**What you have to do**. Leave the pictures out and write out exactly the lines from the top of the entries through the line containing "best_offset = 1.54".

**Dataset records**.

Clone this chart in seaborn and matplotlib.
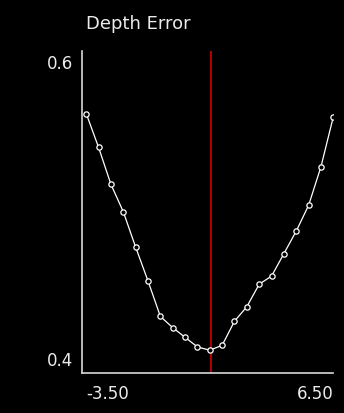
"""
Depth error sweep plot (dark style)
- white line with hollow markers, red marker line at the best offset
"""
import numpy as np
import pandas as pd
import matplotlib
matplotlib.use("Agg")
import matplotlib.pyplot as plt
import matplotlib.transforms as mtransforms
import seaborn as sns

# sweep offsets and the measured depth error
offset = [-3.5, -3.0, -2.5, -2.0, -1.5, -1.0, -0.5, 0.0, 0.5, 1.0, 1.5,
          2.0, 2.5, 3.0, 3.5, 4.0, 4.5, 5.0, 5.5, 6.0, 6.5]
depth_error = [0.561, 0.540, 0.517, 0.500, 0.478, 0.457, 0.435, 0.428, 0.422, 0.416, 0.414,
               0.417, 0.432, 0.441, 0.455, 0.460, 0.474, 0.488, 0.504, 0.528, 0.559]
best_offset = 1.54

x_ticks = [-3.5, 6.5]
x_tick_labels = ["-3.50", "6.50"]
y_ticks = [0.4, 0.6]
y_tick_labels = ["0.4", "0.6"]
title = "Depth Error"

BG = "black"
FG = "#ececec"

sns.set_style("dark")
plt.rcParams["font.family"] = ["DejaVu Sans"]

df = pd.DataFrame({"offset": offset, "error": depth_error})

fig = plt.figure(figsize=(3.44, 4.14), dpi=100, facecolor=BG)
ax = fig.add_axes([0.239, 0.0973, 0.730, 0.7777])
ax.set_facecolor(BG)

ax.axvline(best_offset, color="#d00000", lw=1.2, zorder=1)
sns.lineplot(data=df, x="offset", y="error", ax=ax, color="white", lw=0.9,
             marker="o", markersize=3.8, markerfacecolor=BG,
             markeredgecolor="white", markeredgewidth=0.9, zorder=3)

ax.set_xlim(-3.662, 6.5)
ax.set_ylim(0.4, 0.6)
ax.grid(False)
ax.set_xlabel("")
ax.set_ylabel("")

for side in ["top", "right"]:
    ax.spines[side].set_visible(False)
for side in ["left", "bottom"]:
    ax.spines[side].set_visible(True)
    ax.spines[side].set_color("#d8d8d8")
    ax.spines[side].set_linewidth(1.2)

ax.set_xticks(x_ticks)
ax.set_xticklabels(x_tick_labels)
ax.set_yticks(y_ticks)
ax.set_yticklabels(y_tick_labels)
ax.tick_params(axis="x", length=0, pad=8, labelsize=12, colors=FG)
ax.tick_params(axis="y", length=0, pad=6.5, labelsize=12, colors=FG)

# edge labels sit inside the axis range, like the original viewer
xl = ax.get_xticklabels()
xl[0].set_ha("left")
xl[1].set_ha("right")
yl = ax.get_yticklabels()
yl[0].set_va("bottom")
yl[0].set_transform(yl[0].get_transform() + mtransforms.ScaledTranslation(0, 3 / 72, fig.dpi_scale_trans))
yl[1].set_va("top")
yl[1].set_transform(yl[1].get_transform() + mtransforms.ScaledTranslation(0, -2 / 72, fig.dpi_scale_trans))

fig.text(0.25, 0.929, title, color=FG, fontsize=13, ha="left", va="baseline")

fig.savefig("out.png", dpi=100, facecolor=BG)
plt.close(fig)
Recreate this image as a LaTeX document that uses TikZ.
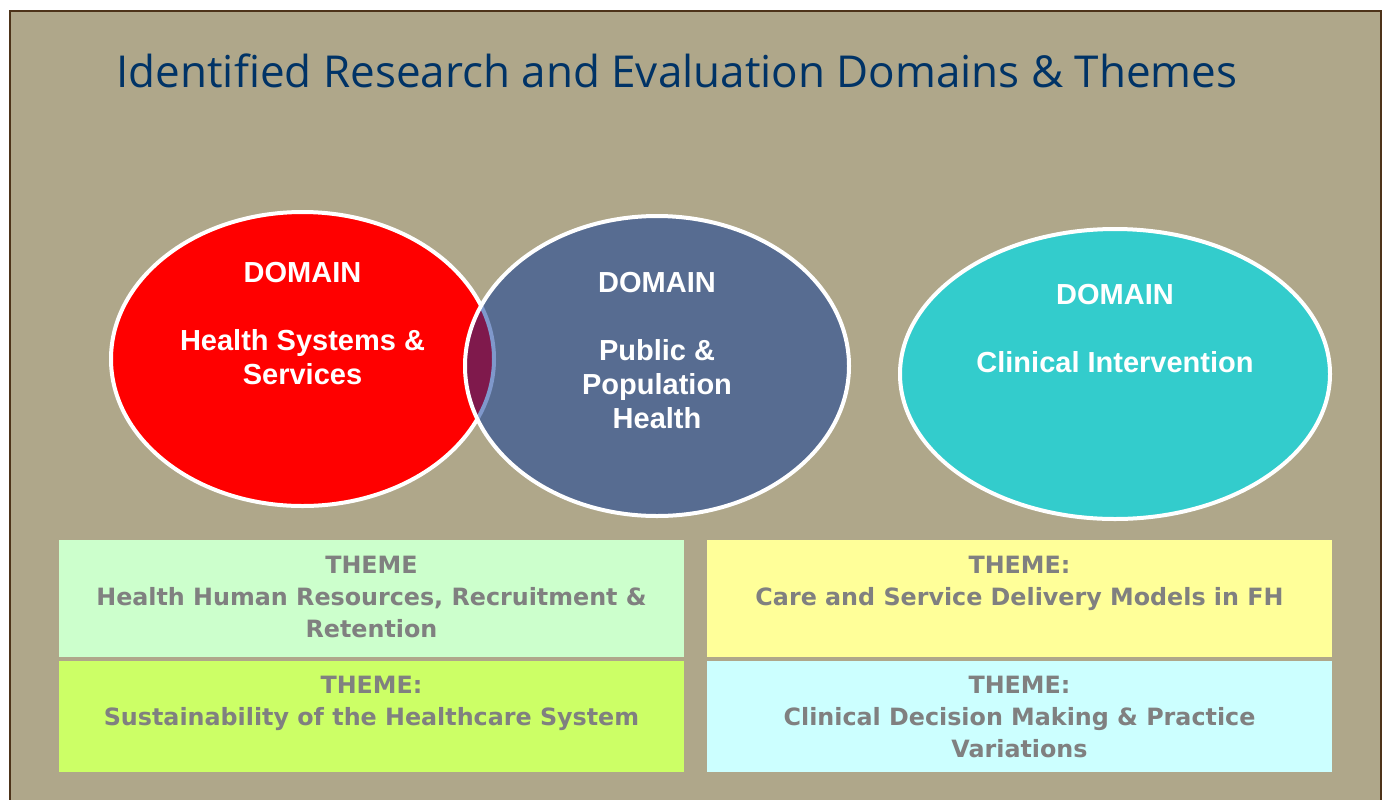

**Expected output**.
Clone this chart in seaborn and matplotlib.
"""
Depth error sweep plot (dark style)
- white line with hollow markers, red marker line at the best offset
"""
import numpy as np
import pandas as pd
import matplotlib
matplotlib.use("Agg")
import matplotlib.pyplot as plt
import matplotlib.transforms as mtransforms
import seaborn as sns

# sweep offsets and the measured depth error
offset = [-3.5, -3.0, -2.5, -2.0, -1.5, -1.0, -0.5, 0.0, 0.5, 1.0, 1.5,
          2.0, 2.5, 3.0, 3.5, 4.0, 4.5, 5.0, 5.5, 6.0, 6.5]
depth_error = [0.561, 0.540, 0.517, 0.500, 0.478, 0.457, 0.435, 0.428, 0.422, 0.416, 0.414,
               0.417, 0.432, 0.441, 0.455, 0.460, 0.474, 0.488, 0.504, 0.528, 0.559]
best_offset = 1.54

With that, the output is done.